Does Switzerland require share capital for partnerships?

No, partnerships, such as general partnerships or limited partnerships, do not require a minimum share capital for their formation. This means that founders can create their company without having to invest a fixed amount upfront, which is particularly advantageous for small business or craft activities. However, this lack of share capital comes with increased liability for the partners, who are responsible for the company’s debts with their entire personal assets. This form of company is often chosen when trust between partners is strong, but it exposes the partners to greater financial risks than structures like LLCs or corporations.

How to unlock the share capital after the company is created?

Once the company is registered in the commercial register of its canton, the bank releases the share capital deposited in the blocked account. This means that the 20,000 CHF for an SARL or the 50,000 CHF for an SA become available to finance the company’s activities.
 
The release of these funds is a crucial step as it allows the company to use its initial capital to cover its initial expenses, such as acquiring equipment, renting offices, or paying operating costs. It is further proof of the company’s financial solidity, essential for building trust with business partners and suppliers.

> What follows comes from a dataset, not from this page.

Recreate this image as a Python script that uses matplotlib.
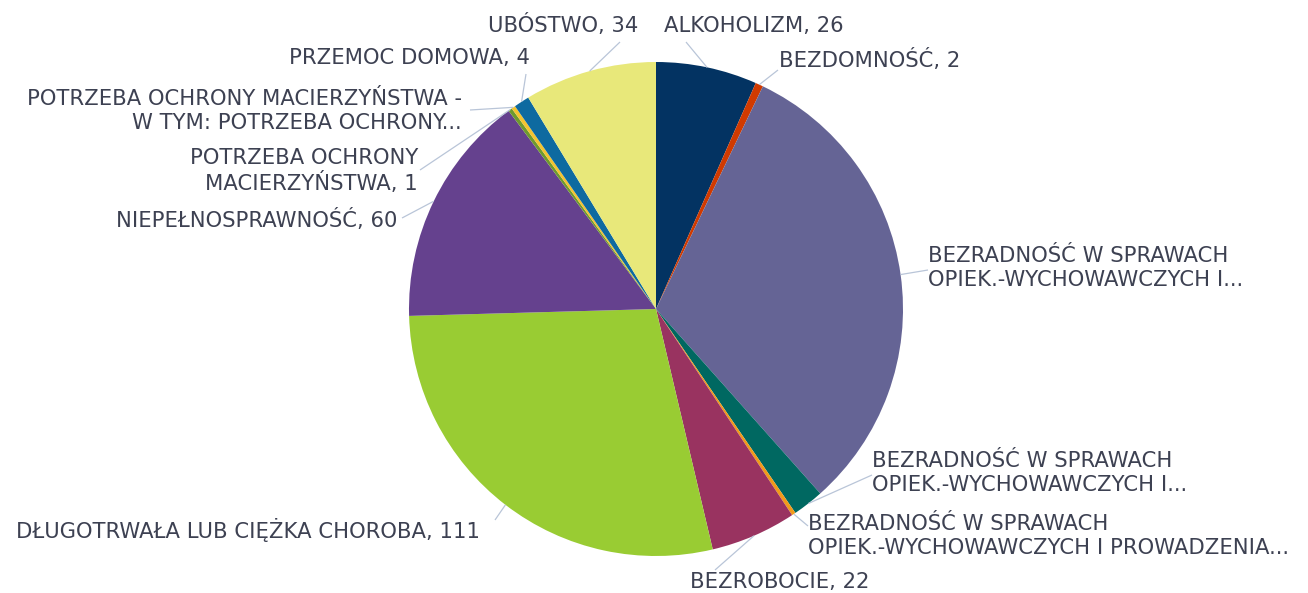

What are the fees associated with forming share capital?

The establishment of the share capital in Switzerland involves various administrative and legal fees. The main costs include:
Bank fees for opening the blocked account, which vary depending on the chosen bank.
Notary fees for drafting the company’s articles of association and authenticating documents.
Registration fees with the commercial register, which depend on the canton and type of company.
These costs should be anticipated when planning the company formation to ensure smooth financial management of the project.

Can the LLC increase its share capital after its creation?

Yes, a SARL can increase its share capital after its creation by following legal procedures and the provisions outlined in its statutes. The capital increase can be done through cash contributions, contributions in kind, or by incorporating reserves. This allows the company to strengthen its equity, finance new development projects, or welcome new partners.
 
Increasing the share capital is an important tool for companies that wish to grow while consolidating their financial structure, which is often crucial for businesses seeking to attract new investors or obtain bank financing.

What type of company should I choose if I don’t have a high starting capital?

If your starting capital is limited, the SARL is generally the recommended choice, as it requires a minimum share capital of only 20,000 CHF. This amount is more accessible for individual entrepreneurs or small teams, and it offers attractive legal protection with liability limited to contributions.
 
The SARL allows structuring a professional activity while protecting the personal assets of the founders, making it an interesting option for small to medium-sized projects.

Is it possible to create a company in Switzerland without share capital?

No, for company forms like the SARL and the SA, a minimum share capital is required. However, partnerships like the general partnership or the limited partnership do not have this initial capital requirement. They therefore allow flexibility in terms of initial funds but expose partners to increased personal liability.
 
Choosing a company without a fixed share capital may suit independent entrepreneurs or partnerships where mutual trust is strong, but it is important to consider the implications in terms of financial risks.